Matrix factorization is a linear method, meaning that if there are complicated non-linear interactions going on in the dataset, a simple dot product may not be able to handle it well. A way to better model these non-linearities is "deep matrix factorization" which replaces the dot product with a neural network that is trained jointly with the factors. This makes the model more powerful because a neural network can understand important non-linear combinations of factors to make better predictions.
Object2Vec is a highly customizable multi-purpose algorithm that can learn embeddings of pairs of objects. The embeddings are learned such that it preserves their pairwise similarities in the original space.
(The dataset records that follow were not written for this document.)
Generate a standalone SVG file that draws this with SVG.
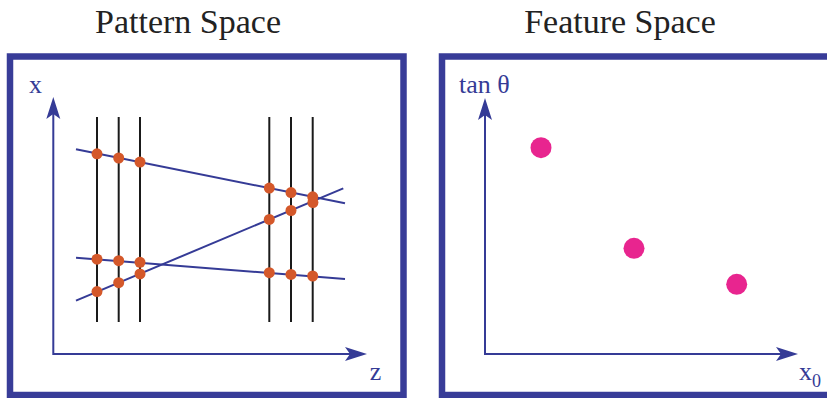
<svg xmlns="http://www.w3.org/2000/svg" width="827" height="398" viewBox="0 0 827 398">
<defs>
<style>
.title{font-family:"Liberation Serif","Times New Roman",serif;font-size:34px;fill:#222}
.lbl{font-family:"Liberation Serif","Times New Roman",serif;font-size:26px;fill:#353b96}
.frame{fill:none;stroke:#383c98;stroke-width:6.5}
.axis{fill:none;stroke:#353b96;stroke-width:2}
.blue{fill:none;stroke:#353b96;stroke-width:2}
.blk{fill:none;stroke:#1a1a1a;stroke-width:2}
.dot{fill:#d4582a}
.mag{fill:#e8258f}
</style>
<marker id="arr" markerUnits="userSpaceOnUse" markerWidth="24" markerHeight="16" viewBox="-23 -8 24 16" refX="-17" refY="0" orient="auto-start-reverse">
<path d="M0,0 L-22,-7 L-17,0 L-22,7 Z" fill="#353b96"/>
</marker>
</defs>
<rect width="827" height="398" fill="#fff"/>
<text class="title" x="188" y="33" text-anchor="middle">Pattern Space</text>
<text class="title" x="620" y="33" text-anchor="middle">Feature Space</text>
<g id="pattern-space">
<rect class="frame" x="10" y="56.5" width="393.5" height="338.5"/>
<text class="lbl" x="35.5" y="93" text-anchor="middle">x</text>
<text class="lbl" x="375.5" y="380" text-anchor="middle">z</text>
<g id="measurement-planes">
<line class="blk" x1="97" y1="117" x2="97" y2="322"/>
<line class="blk" x1="118.7" y1="117" x2="118.7" y2="322"/>
<line class="blk" x1="140" y1="117" x2="140" y2="322"/>
<line class="blk" x1="269.3" y1="117" x2="269.3" y2="322"/>
<line class="blk" x1="291" y1="117" x2="291" y2="322"/>
<line class="blk" x1="312.7" y1="117" x2="312.7" y2="322"/>
</g>
<g id="tracks">
<line class="blue" x1="76" y1="149.3" x2="345" y2="203.3"/>
<line class="blue" x1="76" y1="257.7" x2="345" y2="279"/>
<line class="blue" x1="76" y1="300.7" x2="343.3" y2="188.3"/>
</g>
<g id="hits">
<circle class="dot" cx="97" cy="153.8" r="5.5"/>
<circle class="dot" cx="118.7" cy="158" r="5.5"/>
<circle class="dot" cx="140" cy="162.1" r="5.5"/>
<circle class="dot" cx="269.3" cy="188.1" r="5.5"/>
<circle class="dot" cx="291" cy="192.6" r="5.5"/>
<circle class="dot" cx="312.7" cy="196.8" r="5.5"/>
<circle class="dot" cx="97" cy="259.2" r="5.5"/>
<circle class="dot" cx="118.7" cy="260.7" r="5.5"/>
<circle class="dot" cx="140" cy="262.3" r="5.5"/>
<circle class="dot" cx="269.3" cy="272.7" r="5.5"/>
<circle class="dot" cx="291" cy="274.4" r="5.5"/>
<circle class="dot" cx="312.7" cy="276" r="5.5"/>
<circle class="dot" cx="97" cy="291.6" r="5.5"/>
<circle class="dot" cx="118.7" cy="282.7" r="5.5"/>
<circle class="dot" cx="140" cy="273.9" r="5.5"/>
<circle class="dot" cx="269.3" cy="219.4" r="5.5"/>
<circle class="dot" cx="291" cy="210.5" r="5.5"/>
<circle class="dot" cx="312.9" cy="202.5" r="5.5"/>
</g>
</g>
<g id="feature-space">
<rect class="frame" x="442" y="56.5" width="392" height="338.5"/>
<text class="lbl" x="459" y="92.5" font-size="27">tan θ</text>
<text class="lbl" x="799" y="380">x<tspan font-size="18" dy="7">0</tspan></text>
<circle class="mag" cx="541" cy="147.7" r="10.5"/>
<circle class="mag" cx="634" cy="248.3" r="10.5"/>
<circle class="mag" cx="736.7" cy="284.3" r="10.5"/>
</g>
<g id="connectors">
<polyline class="axis" points="53.3,114 53.3,354 350,354" marker-start="url(#arr)" marker-end="url(#arr)"/>
<polyline class="axis" points="485,115 485,354 781,354" marker-start="url(#arr)" marker-end="url(#arr)"/>
</g>
</svg>
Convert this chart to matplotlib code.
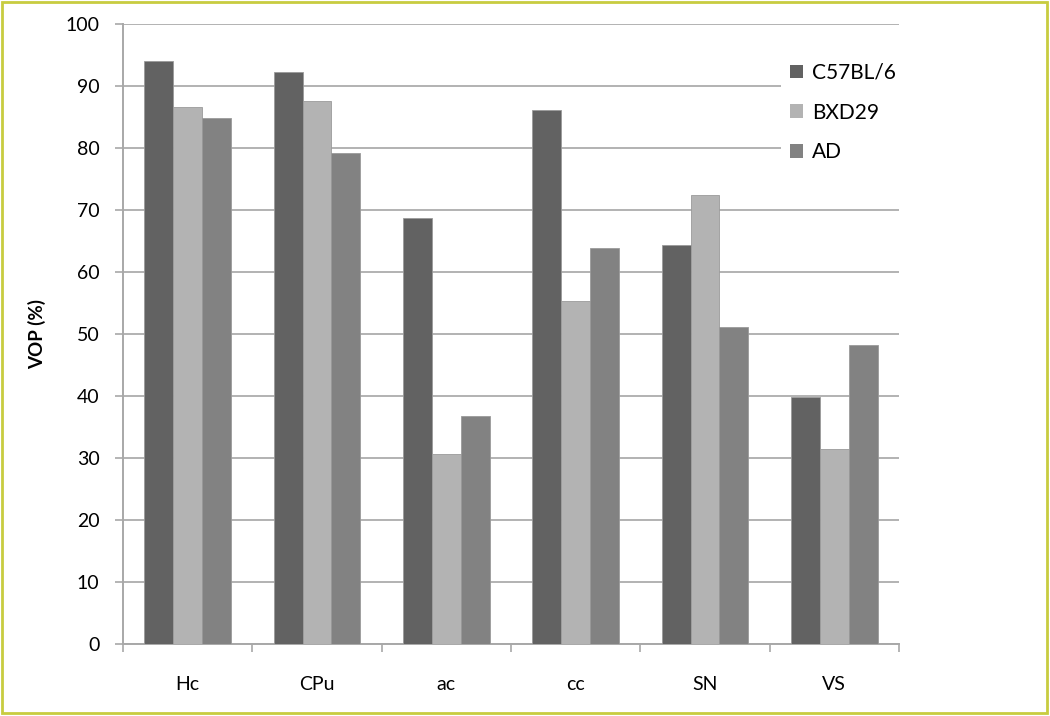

Embeddings are an important feature engineering technique in machine learning because they represent discrete variables as continuous vectors to make machine learning on large sparse vector inputs possible. Embeddings capture the semantics of the underlying data by placing similar items close together in the low-dimensional space. This makes the features more effective for building accurate models.
In this workshop we demonstrate how Object2Vec can be used to solve problems arising in recommendation systems. Specifically,
We provide the algorithm with (UserID, MovieID) pairs; for each such pair, we also provide a "label" that tells the algorithm whether the user and movie are similar or not.
- When the labels are real-valued, we use the algorithm to predict the exact ratings of a movie given a user
- When the labels are binary, we use the algorithm to recommendation movies to users
The diagram below shows the customization of our model with respect to the problem of predicting movie ratings on inputs that include UserID, ItemID, and Rating. Here, ratings are real-valued
Go to Lab 1: Introduction to Factorization Machines
The first lab contains essential instructions for setting up your SageMaker environment so you can easily work with the Jupyter notebooks that have been provided. Importantly, we setup an end-to-end test system so you can see how your solution works in serverless production.
The recommended approach to this workshop is to take time to carefully read and understand the theory behind each approach. When you feel comfortable with the concepts execute the notebook code step by step taking care to understand the impact of each statement.
When you've completed Lab 1, please move on Lab 2: Introduction to Object2Vec.
Don't leave this workshop without cleaning up! You'll find detailed instructions at the end of Lab 2: Introduction to Object2Vec and avoid unnecessary expenses.
Matrix factorization is a simple approach that is valid for a large number of use cases and is frequently part of a pipeline of larger solutions. ObjectToVec is a powerful approach to datasets with a large number of features.
Of course there are many other ways to find similarities in your datasets and pair your customers with products. Participants are encouraged to explore shallow learning techniques such as TSNE, AgglomerativeClustering, and K-Means as well as the deep learning techniques presented here.
Consider how the data you work with every day might fit into these approaches. Your data is unique and you shouldn't expect to cut-and-paste solutions to your unique problems. Your one-of-a-kind data is the most precious asset in your company. Continuously explore that data, experiment with new features, augment your data with public datasets and perhaps even commercial data. Consider using commercial tools such as Trifacta, Paxata, TIBCO, and other APN Competency Partners for robust data exploration and solution development.
The real life experiences we've encountered at Amazon have led to some exciting innovations. We hope these labs accelerate innovation and discovery in your practice.